おかげで、私は常に痴漢にはやられっぱなしだし、母だってたぶん「やめてください」ですら言えたことなかったろうと私は思っている。決定的に、誰かを拒絶する経験値が不足しているのだ。

たとえ自分がモノとして扱われていても、丁寧に相手の理性に訴えかけて自主的にやめてくれるように依頼するしか対抗の方法はないという言語コードは信じがたいほど自己肯定感を低くする。

 

で、ここから急に根拠の薄いいささか危うい思い込みについて滔々と話をはじめようと思う。マジやべえ。

思うに、母はちょっと汚言症気味だった。当然私は汚言症なんて言葉すら知らなかったので、単に下品な人なのだと感じて大変不快だった。

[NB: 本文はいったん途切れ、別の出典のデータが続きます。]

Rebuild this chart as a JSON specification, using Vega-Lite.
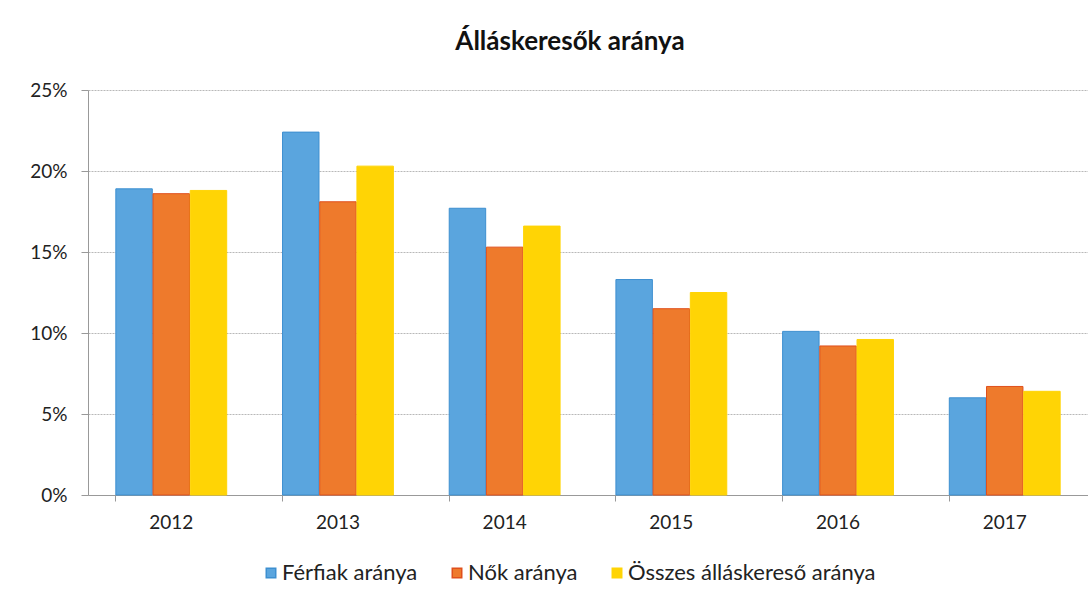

それが自分も大人になってくるにつれ、ストレス状況下で勝手に汚言が口をついて出てくる症状がちらほら出始めたときに「母のあれってわざとじゃなかったんだ!」と気づくことになる。

母娘二代、汚言症傾向(ふたりとも決定的に社会生活を破綻させるレベルの症状は出てなかったので診断受けたりしたことはないものの、ちょっとネットで調べたりしても心当たりありすぎるくらいの印象ではある)

 

まったく専門知識に基づかない印象論を垂れ流すのは気がひけるところなんだけど、でもやっぱり実感としては

「我々母娘はもうちょっとカジュアルに汚い言葉でストレス発散する習慣を持っていた良かったのではないか」

ということは思わざるを得ないのだ。

使用可能とされた言葉と、我々を取り巻く世界との乖離を思うにつけ、この社会で生きるにはもっとちゃんと発見しておくべき感情があったのだ。感情は言葉によって発見されるし、押し込められたものは感情でも言葉でもコントロールが難しくなる。

 

もう、今となっては「てめえぶっ殺すぞ」を習得するのはすごく荷が重いのだけど、汚い言葉っていいもんだな、と思い始めた最近ではお気に入りの罵倒語がちゃんとある。

Netflix版『三体』のエピソード5で初めて三体世界を見せられた地球防衛イケオジが咄嗟に”Jesus fuck!”と叫んだ場面である。

言いっぷりといいタイミングといい、本当に素晴らしい悪罵だったので「これなら今から習得可能ではないか」という気になった。

Netflix版『三体』エピソード5 地球防衛イケオジ

何事も習得に年齢制限はないだろうということで、なんらかの音声チックが出たタイミングでいちいち「……おっと。ジーザスファック!」と言い直すトレーニングを初めてみた(私は何事も真面目なのだ)

口に出してみるとファックっていう音の響きは腔内で何かを蹴飛ばしてるような切れの良さがあって広く普及したのも納得の機能的な汚言と言える。

結構楽しいし、すっきりもする。5月の青空の下で言うとさらに爽快だ。

 

ちなみに件の哲学書の中には「サノバマザーファッキンビッチ」というサンプルも入っているが、こちらはちょっと長いので悪罵入門としては手軽ではないと判断した。最初は覚えやすいところからはじめないとね。